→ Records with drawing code
(begin)

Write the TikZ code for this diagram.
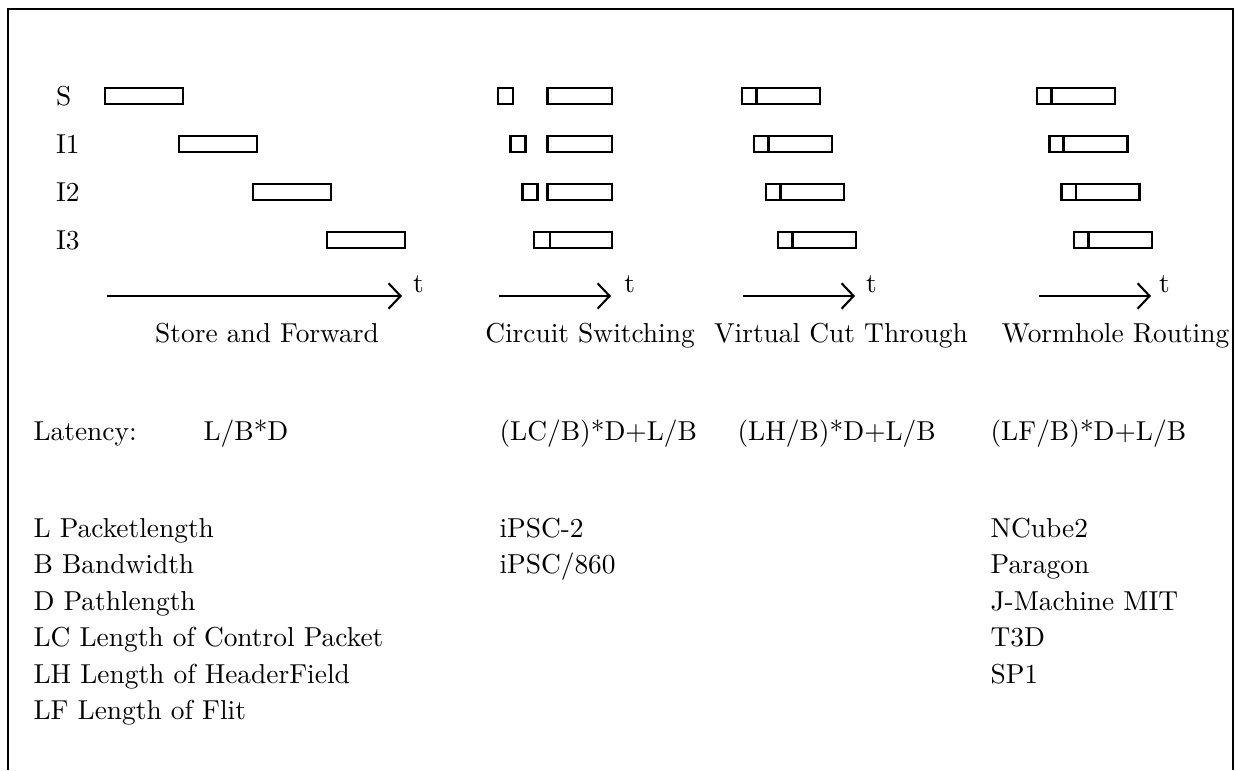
\documentclass[tikz,border=0pt]{standalone}
\usepackage{tikz}
\usetikzlibrary{arrows.meta}
\usetikzlibrary{positioning}
\tikzset{
    packet/.style={draw=black, line width=1pt},
    timeaxis/.style={draw=black, line width=0.8pt, -{Straight Barb[length=1.6mm, width=3.4mm, line width=0.8pt]}},
    tlabel/.style={inner sep=0pt},
    rowlabel/.style={anchor=west, inner sep=0pt},
    title/.style={anchor=base, inner sep=0pt},
    entry/.style={anchor=base west, inner sep=0pt}
}
% plain packet: left end at #1, length #2
\newcommand{\drawpacket}[2]{
    \begin{scope}[shift={(#1)}]
        \draw [packet] (0,-0.105) rectangle ++(#2,0.21);
    \end{scope}
}
% packet with header field of length #3
\newcommand{\drawheadpacket}[3]{
    \begin{scope}[shift={(#1)}]
        \draw [packet] (0,-0.105) rectangle ++(#2,0.21);
        \draw [packet] (#3,-0.105) -- ++(0,0.21);
    \end{scope}
}

\begin{document}
\begin{tikzpicture}[font=\fontsize{10.4pt}{12.5pt}\selectfont]
    \useasboundingbox (0,0) rectangle (16.5,10.271);
    % frame
    \draw [line width=0.8pt] (0.107,0) -- (0.107,10.151) -- (16.447,10.151) -- (16.447,0);
    % nodes
    \node [rowlabel] (S)  at (0.74,8.99) {S};
    \node [rowlabel] (I1) at (0.74,8.35) {I1};
    \node [rowlabel] (I2) at (0.74,7.71) {I2};
    \node [rowlabel] (I3) at (0.74,7.07) {I3};
    % store and forward
    \foreach \i in {0,...,3}
        \drawpacket{1.40+0.987*\i, 8.99-0.64*\i}{1.04};
    \coordinate (sf-a) at (1.427,6.323);
    \coordinate (sf-b) at (5.362,6.323);
    \draw [timeaxis] (sf-a) -- (sf-b);
    \node [tlabel, above right=0.03cm and 0.14cm of sf-b] (sf-t) {t};
    \node [title] (sf-title) at (3.562,5.70) {Store and Forward};
    % circuit switching
    \foreach \i in {0,1,2} {
        \drawpacket{6.643+0.164*\i, 8.99-0.64*\i}{0.20};
        \drawpacket{7.30, 8.99-0.64*\i}{0.863};
    }
    \drawheadpacket{7.123, 7.07}{1.04}{0.213};
    \coordinate (cs-a) at (6.656,6.323);
    \coordinate (cs-b) at (8.150,6.323);
    \draw [timeaxis] (cs-a) -- (cs-b);
    \node [tlabel, above right=0.03cm and 0.17cm of cs-b] (cs-t) {t};
    \node [title] (cs-title) at (7.87,5.70) {Circuit Switching};
    % virtual cut through
    \foreach \i in {0,...,3}
        \drawheadpacket{9.898+0.16*\i, 8.99-0.64*\i}{1.04}{0.19};
    \coordinate (vct-a) at (9.911,6.323);
    \coordinate (vct-b) at (11.405,6.323);
    \draw [timeaxis] (vct-a) -- (vct-b);
    \node [tlabel, above right=0.03cm and 0.14cm of vct-b] (vct-t) {t};
    \node [title] (vct-title) at (11.218,5.70) {Virtual Cut Through};
    % wormhole routing
    \foreach \i in {0,...,3}
        \drawheadpacket{13.833+0.164*\i, 8.99-0.64*\i}{1.04}{0.19};
    \coordinate (wr-a) at (13.859,6.323);
    \coordinate (wr-b) at (15.353,6.323);
    \draw [timeaxis] (wr-a) -- (wr-b);
    \node [tlabel, above right=0.03cm and 0.10cm of wr-b] (wr-t) {t};
    \node [title] (wr-title) at (14.88,5.70) {Wormhole Routing};
    % latency
    \node [entry] (latency) at (0.44,4.389) {Latency:};
    \node [entry] (sf-lat)  at (2.708,4.389) {L/B*D};
    \node [entry] (cs-lat)  at (6.656,4.389) {(LC/B)*D+L/B};
    \node [entry] (vct-lat) at (9.831,4.389) {(LH/B)*D+L/B};
    \node [entry] (wr-lat)  at (13.206,4.389) {(LF/B)*D+L/B};
    % legend and machines
    \foreach \txt [count=\n from 0] in {L Packetlength, B Bandwidth, D Pathlength,
        LC Length of Control Packet, LH Length of HeaderField, LF Length of Flit}
        \node [entry] (legend-\n) at (0.44,3.108-0.487*\n) {\txt};
    \foreach \txt [count=\n from 0] in {iPSC-2, iPSC/860}
        \node [entry] (cs-mach-\n) at (6.656,3.108-0.487*\n) {\txt};
    \foreach \txt [count=\n from 0] in {NCube2, Paragon, J-Machine MIT, T3D, SP1}
        \node [entry] (wr-mach-\n) at (13.206,3.108-0.487*\n) {\txt};
\end{tikzpicture}
\end{document}
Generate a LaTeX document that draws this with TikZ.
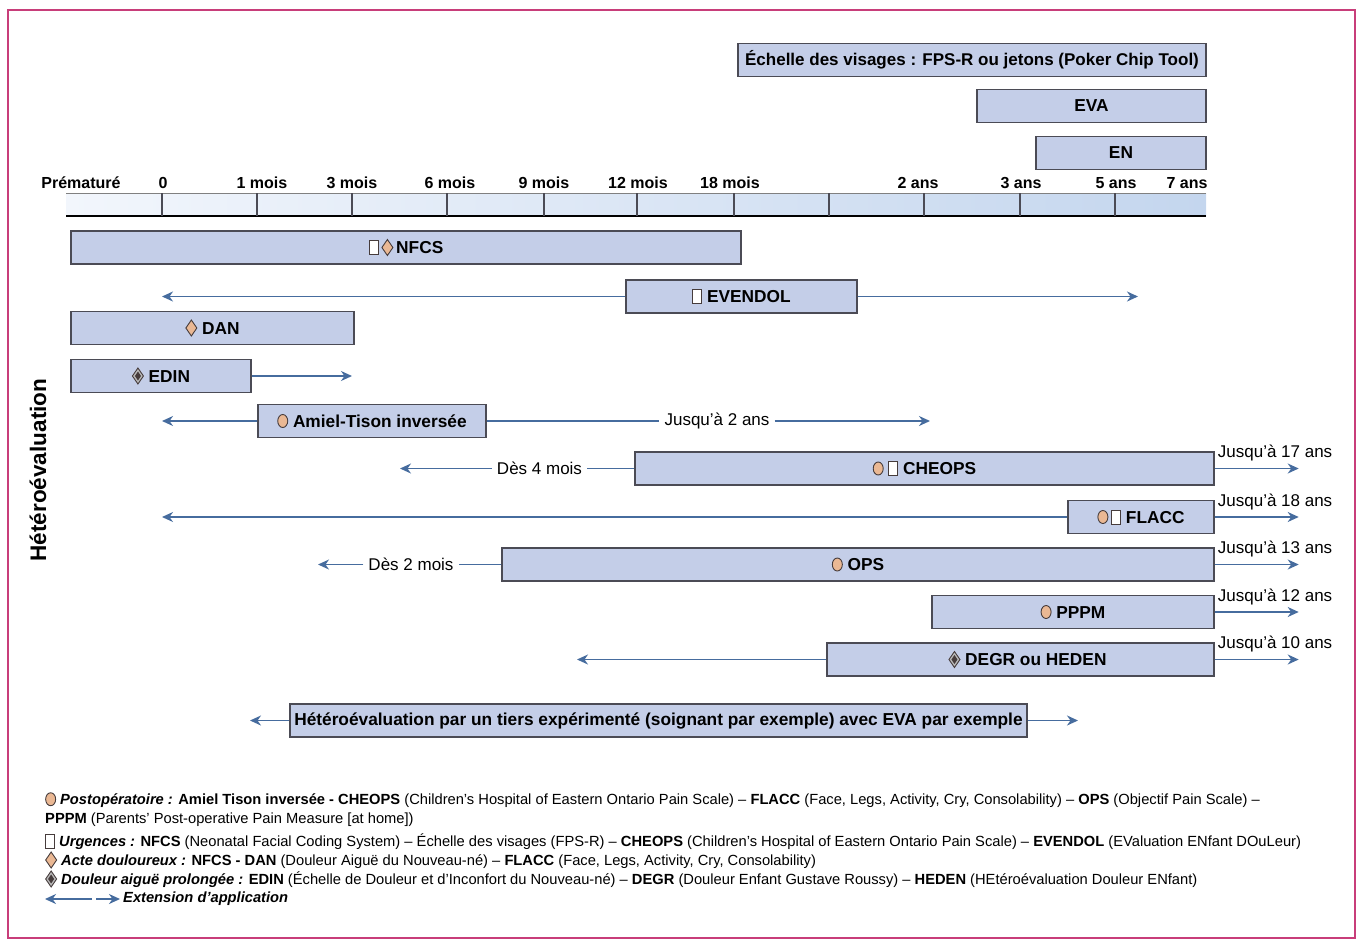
\documentclass[tikz,border=0pt]{standalone}
\usepackage{fontspec}
\setmainfont{Liberation Sans}
\usetikzlibrary{arrows.meta,positioning}

\definecolor{barfill}{RGB}{196,206,232}
\definecolor{barline}{RGB}{75,75,85}
\definecolor{extblue}{RGB}{70,108,158}
\definecolor{framecol}{RGB}{200,62,122}
\definecolor{peach}{RGB}{234,184,148}
\definecolor{symline}{RGB}{70,60,60}
\definecolor{scaleleft}{RGB}{242,246,252}
\definecolor{scaleright}{RGB}{196,214,238}

% small pain-context symbols
\newcommand{\symcirc}{\tikz[baseline=-0.7ex]\draw[fill=peach,draw=symline,line width=0.9pt] (0,0) ellipse (5pt and 6.5pt);}
\newcommand{\symsq}{\tikz[baseline=-0.7ex]\draw[fill=white,draw=symline,line width=0.9pt] (-4.5pt,-7pt) rectangle (4.5pt,7pt);}
\newcommand{\symdia}{\tikz[baseline=-0.7ex]\draw[fill=peach,draw=symline,line width=0.9pt] (0,8pt) -- (5.5pt,0) -- (0,-8pt) -- (-5.5pt,0) -- cycle;}
\newcommand{\symddia}{\tikz[baseline=-0.7ex]{\draw[fill=gray!55,draw=symline,line width=0.9pt] (0,8pt) -- (5.5pt,0) -- (0,-8pt) -- (-5.5pt,0) -- cycle;
  \fill[symline] (0,4.5pt) -- (3pt,0) -- (0,-4.5pt) -- (-3pt,0) -- cycle;}}

\tikzset{
  bar/.style={draw=barline, fill=barfill, line width=1.4pt, minimum height=33pt, inner sep=0pt,
    font=\fontsize{17.3}{20}\selectfont\bfseries},
  ext/.style={draw=extblue, line width=1.6pt, -{Stealth[length=11pt,width=10pt,inset=3.5pt]}},
  extline/.style={draw=extblue, line width=1.6pt},
  ticklab/.style={font=\fontsize{16}{18}\selectfont\bfseries, inner sep=0pt},
  note/.style={font=\fontsize{17}{19}\selectfont, inner xsep=5pt, inner ysep=0pt},
  jusq/.style={font=\fontsize{17}{19}\selectfont, inner sep=0pt, anchor=west},
  legend/.style={font=\fontsize{14.7}{17}\selectfont, inner sep=0pt, anchor=west},
}

\begin{document}
\begin{tikzpicture}[x=1pt,y=-1pt]
  \useasboundingbox (0,0) rectangle (1362,943);
  \draw[framecol, line width=2pt] (8,10) rectangle (1355,938);

  % self-report scales
  \node[bar, minimum width=468pt, font=\fontsize{17}{20}\selectfont\bfseries] (ech) at (972,60) {Échelle des visages : FPS-R ou jetons (Poker Chip Tool)};
  \node[bar, minimum width=229pt] (eva) at (1091.5,106) {EVA};
  \node[bar, minimum width=170pt] (en) at (1121,153) {EN};

  % age scale
  \shade[left color=scaleleft, right color=scaleright] (66,193) rectangle (1206,216);
  \draw[gray, line width=1pt] (66,193) -- (1206,193);
  \draw[black, line width=1.6pt] (66,216) -- (1206,216);
  \foreach \x in {162,257,352,447,544,637,734,829,924,1020,1115}
    \draw[barline, line width=1.2pt] (\x,193) -- (\x,216);
  \node[ticklab] (tpre) at (81,183) {Prématuré};
  \foreach \x/\t [count=\i] in {163/0, 262/1 mois, 352/3 mois, 450/6 mois, 544/9 mois, 638/12 mois,
      730/18 mois, 918/2 ans, 1021/3 ans, 1116/5 ans, 1187/7 ans}
    \node[ticklab] (t\i) at (\x,183) {\t};

  \node[rotate=90, font=\fontsize{22.5}{25}\selectfont\bfseries] (hetero) at (38,470) {Hétéroévaluation};

  % observer scales
  \node[bar, minimum width=670pt] (nfcs) at (406,247.5) {\symsq\,\symdia\,NFCS};
  \node[bar, minimum width=231pt] (evendol) at (741.5,296.5) {\symsq\ EVENDOL};
  \coordinate (evL) at (162,296.5);
  \coordinate (evR) at (1138,296.5);
  \draw[ext] (evendol.west) -- (evL);
  \draw[ext] (evendol.east) -- (evR);

  \node[bar, minimum width=283pt] (dan) at (212.5,328) {\symdia\ DAN};

  \node[bar, minimum width=180pt] (edin) at (161,376) {\symddia\ EDIN};
  \coordinate (edR) at (352,376);
  \draw[ext] (edin.east) -- (edR);

  \node[bar, minimum width=228pt] (amiel) at (372,421) {\symcirc\ Amiel-Tison inversée};
  \coordinate (amL) at (162,421);
  \draw[ext] (amiel.west) -- (amL);
  \node[note] (j2) at (717,421) {Jusqu'à 2 ans};
  \coordinate (amR) at (930,421);
  \draw[extline] (amiel.east) -- (j2.west);
  \draw[ext] (j2.east) -- (amR);

  \node[bar, minimum width=579pt] (cheops) at (924.5,468.5) {\symcirc\ \symsq\ CHEOPS};
  \node[note] (d4) at (539.5,468.5) {Dès 4 mois};
  \coordinate (chL) at (400,468.5);
  \draw[extline] (cheops.west) -- (d4.east);
  \draw[ext] (d4.west) -- (chL);

  \node[bar, minimum width=146pt] (flacc) at (1141,517) {\symcirc\,\symsq\ FLACC};
  \coordinate (flL) at (162,517);
  \draw[ext] (flacc.west) -- (flL);

  \node[bar, minimum width=712pt] (ops) at (858,564.5) {\symcirc\ OPS};
  \node[note] (d2) at (411,564.5) {Dès 2 mois};
  \coordinate (opL) at (318,564.5);
  \draw[extline] (ops.west) -- (d2.east);
  \draw[ext] (d2.west) -- (opL);

  \node[bar, minimum width=282pt] (pppm) at (1073,612) {\symcirc\ PPPM};

  \node[bar, minimum width=387pt] (degr) at (1020.5,659.5) {\hspace*{14pt}\symddia\ DEGR ou HEDEN};
  \coordinate (dgL) at (577,659.5);
  \draw[ext] (degr.west) -- (dgL);

  % upper age limits
  \foreach \b/\t in {cheops/17, flacc/18, ops/13, pppm/12, degr/10}{
    \node[jusq] (j\t) at ([shift={(3,-15.5)}]\b.east) {Jusqu'à \t\ ans};
    \coordinate (e\t) at ([xshift=84]\b.east);
    \draw[ext] (\b.east) -- (e\t);
  }

  \node[bar, minimum width=737pt] (tiers) at (658.5,720.5) {Hétéroévaluation par un tiers expérimenté (soignant par exemple) avec EVA par exemple};
  \coordinate (tiL) at (250,720.5);
  \coordinate (tiR) at (1078,720.5);
  \draw[ext] (tiers.west) -- (tiL);
  \draw[ext] (tiers.east) -- (tiR);

  % legend
  \node[legend] (leg1) at (45,800) {\symcirc\ \textbf{\textit{Postopératoire :}} \textbf{Amiel Tison inversée - CHEOPS} (Children's Hospital of Eastern Ontario Pain Scale) – \textbf{FLACC} (Face, Legs, Activity, Cry, Consolability) – \textbf{OPS} (Objectif Pain Scale) –};
  \node[legend] (leg2) at (45,820) {\textbf{PPPM} (Parents' Post-operative Pain Measure [at home])};
  \node[legend] (leg3) at (45,842) {\symsq\ \textbf{\textit{Urgences :}} \textbf{NFCS} (Neonatal Facial Coding System) – Échelle des visages (FPS-R) – \textbf{CHEOPS} (Children's Hospital of Eastern Ontario Pain Scale) – \textbf{EVENDOL} (EValuation ENfant DOuLeur)};
  \node[legend] (leg4) at (45,860) {\symdia\ \textbf{\textit{Acte douloureux :}} \textbf{NFCS - DAN} (Douleur Aiguë du Nouveau-né) – \textbf{FLACC} (Face, Legs, Activity, Cry, Consolability)};
  \node[legend] (leg5) at (45,879) {\symddia\ \textbf{\textit{Douleur aiguë prolongée :}} \textbf{EDIN} (Échelle de Douleur et d'Inconfort du Nouveau-né) – \textbf{DEGR} (Douleur Enfant Gustave Roussy) – \textbf{HEDEN} (HEtéroévaluation Douleur ENfant)};
  \coordinate (lgA) at (92,899);
  \coordinate (lgB) at (45,899);
  \coordinate (lgC) at (96,899);
  \coordinate (lgD) at (120,899);
  \draw[ext] (lgA) -- (lgB);
  \draw[ext] (lgC) -- (lgD);
  \node[legend] (leg6) at (123,899) {\textbf{\textit{Extension d'application}}};
\end{tikzpicture}
\end{document}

(end)

→ Work required
In the listing above, find the line with "Generate a LaTeX" and the line with "(0,4.5pt) -- (3pt,0)". Set down both and every line between them, minus the pictures.

→ Answer for this exercise
Generate a LaTeX document that draws this with TikZ.
\documentclass[tikz,border=0pt]{standalone}
\usepackage{fontspec}
\setmainfont{Liberation Sans}
\usetikzlibrary{arrows.meta,positioning}

\definecolor{barfill}{RGB}{196,206,232}
\definecolor{barline}{RGB}{75,75,85}
\definecolor{extblue}{RGB}{70,108,158}
\definecolor{framecol}{RGB}{200,62,122}
\definecolor{peach}{RGB}{234,184,148}
\definecolor{symline}{RGB}{70,60,60}
\definecolor{scaleleft}{RGB}{242,246,252}
\definecolor{scaleright}{RGB}{196,214,238}

% small pain-context symbols
\newcommand{\symcirc}{\tikz[baseline=-0.7ex]\draw[fill=peach,draw=symline,line width=0.9pt] (0,0) ellipse (5pt and 6.5pt);}
\newcommand{\symsq}{\tikz[baseline=-0.7ex]\draw[fill=white,draw=symline,line width=0.9pt] (-4.5pt,-7pt) rectangle (4.5pt,7pt);}
\newcommand{\symdia}{\tikz[baseline=-0.7ex]\draw[fill=peach,draw=symline,line width=0.9pt] (0,8pt) -- (5.5pt,0) -- (0,-8pt) -- (-5.5pt,0) -- cycle;}
\newcommand{\symddia}{\tikz[baseline=-0.7ex]{\draw[fill=gray!55,draw=symline,line width=0.9pt] (0,8pt) -- (5.5pt,0) -- (0,-8pt) -- (-5.5pt,0) -- cycle;
  \fill[symline] (0,4.5pt) -- (3pt,0) -- (0,-4.5pt) -- (-3pt,0) -- cycle;}}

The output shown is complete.